5 responses to “Real bread

  1. Fresh halibut? Not in Bristol, surely?

    I still recall from the rare occasions I paid attention in primary school that fish did not have feet. Not then at least. Nowadays, however, politicians and so-called experts like to panic the citizens of this country by implying quite the opposite.

    We’re warned ad nauseam (you try eating fresh halibut while you’re throwing up) to consider the carbon footprint of the food we buy. And that’s just for starters.

    By the time you’ve deliberated upon the levels of mercury, lead, molybdenum and other poisonous heavy metals, atomic waste, raw sewage and the wrong sort of leaves that may lurk in your glistening fillet, you’ll have thrown up even before parting with any coinage for it anyway. That’s if you haven’t died from rising sea levels and other political pronouncements before your anteperistaltic heave can get up a really good head of steam.

    But fresh halibut in Bristol? In a roughly similar misguided spirit, I’d like to know what sort of a carbon footprint a halibut sold in Corn Street, Bristol would produce, for I’m fairly certain it can’t have been landed anywhere near the Port of Bristol itself.


  2. Dear Duncan,

    Firstly (all of this comment, second and third may come later) on poisoning ourselves; the higher up the food chain what we eat is, the more likely it is that it has concentrated the poisons in the environment.

    And if it it a fish (or shellfish) that generally lives on the continental shelves – it will really be ingesting these pollutants. Which is, of course, very good for the rest of the ocean. But it sort of seems sensible not to eat these attractors or the worst of human waste – our concentrated excrement does not sound like a desirable meal (although, of course, the monks used to eat Carp on Fridays; Carp mostly fed and fattened on the monks excrement – but that was not so bad; it was mostly human shit, not the shit that comes from factories). The fish that mature on the continental shelves live on the run offs from our sewage systems; not just excrement – but bizare stuff. Like what comes out of washing machines that use “biological” washing powders; Like the run offs of petrochemical fertilisers our farmers use; Like the endless list of industrial run-offs, just going into the sea.
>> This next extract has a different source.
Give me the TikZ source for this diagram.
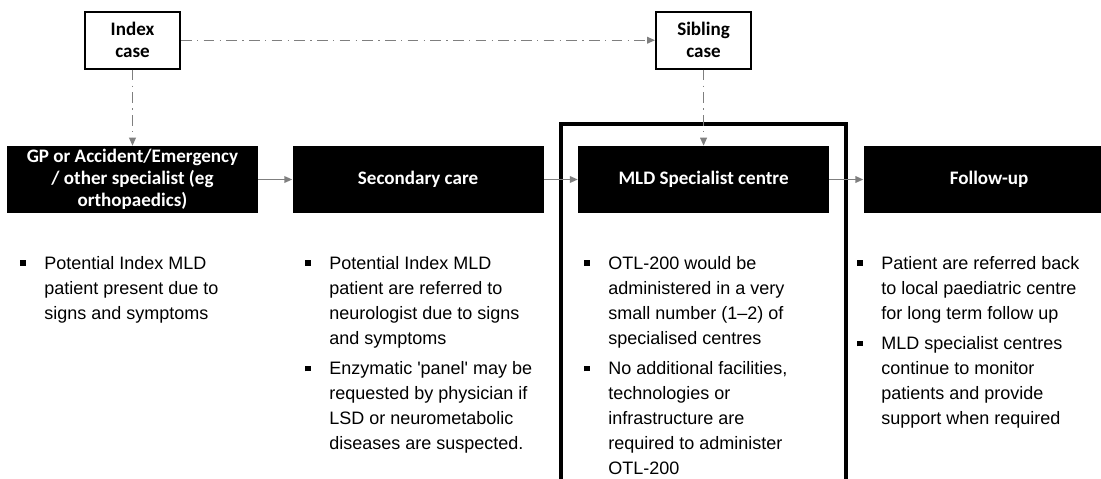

    Fish, especially from the continental shelves (perhaps it all gets watered down in deep waters) is not a good choice for someone who doesn’t want to poison themselves.

    Like – its not healthy. Fish husbandry is a lying business; they don’t understand the diseases that fish in captivity develop, they then deny that wild fish could have caught these deseases from the captive ones.

    I really don’t understand this demented attraction to fish flesh. But then, I don’t like the taste. Hell, if you like the taste that much – eat it until you poison yourself.

    Sad though – I do far better food using only vegetables and fruit.

    Get wise.

    Yours, Neil


  3. Neil, as always thanks for the discussion. I take your words on board. However I find myself resistant to the notion of a poisoned ocean. I do feel sorry for fish – I would hate to be eaten. But (paradox) it does not stop me eating fish. I feel a pang and eat it anyway. Then again, I love vegan food. Suits my constitution and soothes my shakras. I feel full of contradictions. Fishing (and meat production) on an industrial scale is wrong and unnecessary. But I support a person’s carnivorous right to choose.

    Duncan, I am pleased to report the halibut was fresh out of the sea at Whitby.


  4. Re Neil’s comment again – The Ecologist reports that only 4% of our oceans are free of human activity.


  5. Hi Elizibeth,

    I’m glad you enjoy our bread and thanks for the mention on your blog. We only use spelt flour in our breads, as we want real bread as it should be. The spelt grain was used thousands of years ago by the Romans, and is even mentioned in the old testament. It is unmodified and has retained all it’s intended nutrition.

    We see that life is very similar (like modern wheat); modified, synthetic, lacking ‘real life’ and not as it is meant to be. So we are trying to live to that ancient ‘wholegrain recipe’, and find real life that really satisfies and sustains.